Follow one of these paths in the Orion user interface, to find the floe.

Role-based/Computational Chemist

Solution-based/Virtual-screening/DB Preparation

Task-based/Data Science/Conversion

Description

Concatenates all shards of a collection into a single file. All shards must have the same format. Validation is done to ensure that the format is concatenable. All shards of the input collection(s) must have the same format, and the output file format always matches the collection.
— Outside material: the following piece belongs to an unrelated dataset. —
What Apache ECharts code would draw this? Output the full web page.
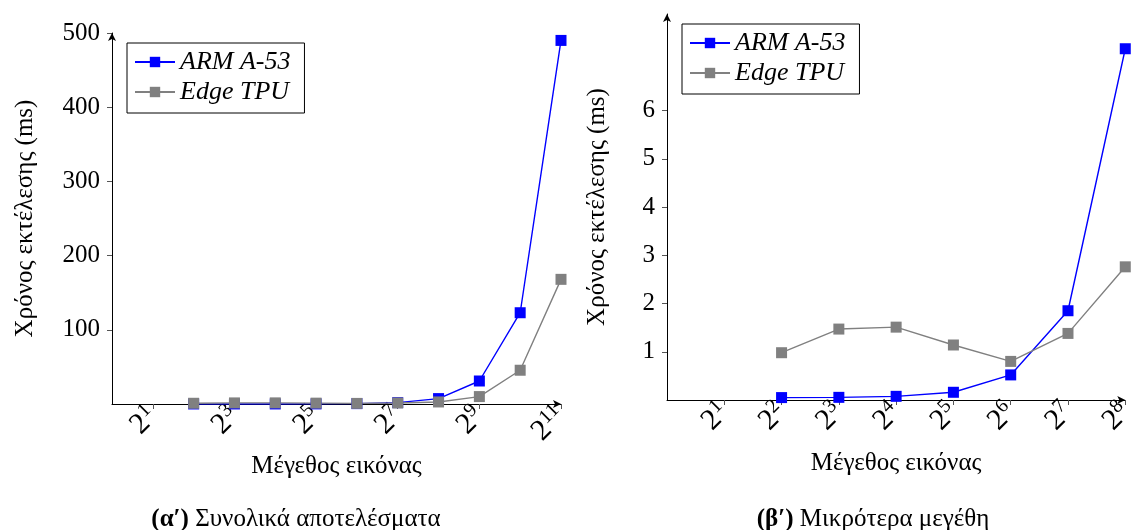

The purpose of this floe is to convert a FastROCS collection into a file that can be used with a FastROCS server (rather than floe).

Promoted Parameters

Title in user interface (promoted name)

Inputs

Input Collection (collection_in): An input collection to convert into a file.

Type: collection_source

Input Dataset (input_dataset): A dataset to convert into a file

Type: data_source

Outputs

Output Base Filename (filename): Basename of the output file (without the format extension). The format extension will automatically be added to this name.

Type: string

Default: Collection Converted To File

Temporary Collection (temporary_collection): Name of a temporary collection the floe will create and automatically delete at the end of the floe run. Deleting this collection manually before the floe finishes can cause this floe to fail. There is generally no reason to ever adjust this parameter.

Required

Type: collection_sink

Default: Temporary Collection

Options

Output Format (output_format): The desired format of the output file. Note that depending on the format of the input collection and the format of the output file all data on the input collection is not guaranteed to be retained in the output file.

Required

Type: string

Default: sdf.gz

Choices: [‘can’, ‘can.gz’, ‘csv’, ‘csv.bz2’, ‘csv.gz’, ‘cxsmiles’, ‘cxsmiles.gz’, ‘ism’, ‘ism.gz’, ‘isosmi’, ‘isosmi.gz’, ‘mol2’, ‘mol2.gz’, ‘oeb’, ‘oeb.gz’, ‘oedb’, ‘oez’, ‘sd’, ‘sd.gz’, ‘sdf’, ‘sdf.gz’, ‘smi’, ‘smi.gz’, ‘syb’, ‘syb.gz’, ‘tsv’, ‘tsv.bz2’, ‘tsv.gz’, ‘usm’, ‘usm.gz’]

Clear Titles (clear_titles): If set to On the title on the molecules will be cleared before writing the file

Required

Type: boolean

Default: False

Choices: [True, False]

Development

Verbose (verbose): If ‘On’, this floe will write to the log file each time a shard is processed.

Type: boolean

Default: False

Choices: [True, False]

Re-formated shard size (re_formated_shard_size): The target number of records in a shard.

0 indicates to run up to the max_shard_bytes limit per shard

Required

Type: integer

Default: 1000000

Dataset shard size (dataset_shard_size): The target number of records in a shard.

0 indicates to run up to the max_shard_bytes limit per shard

Required

Type: integer

Default: 100000

Number of Parallel Cubes (number_of_parallel_cubes): Max count for the parallel cube group that converts the format of the input collection

Type: integer

Default: 25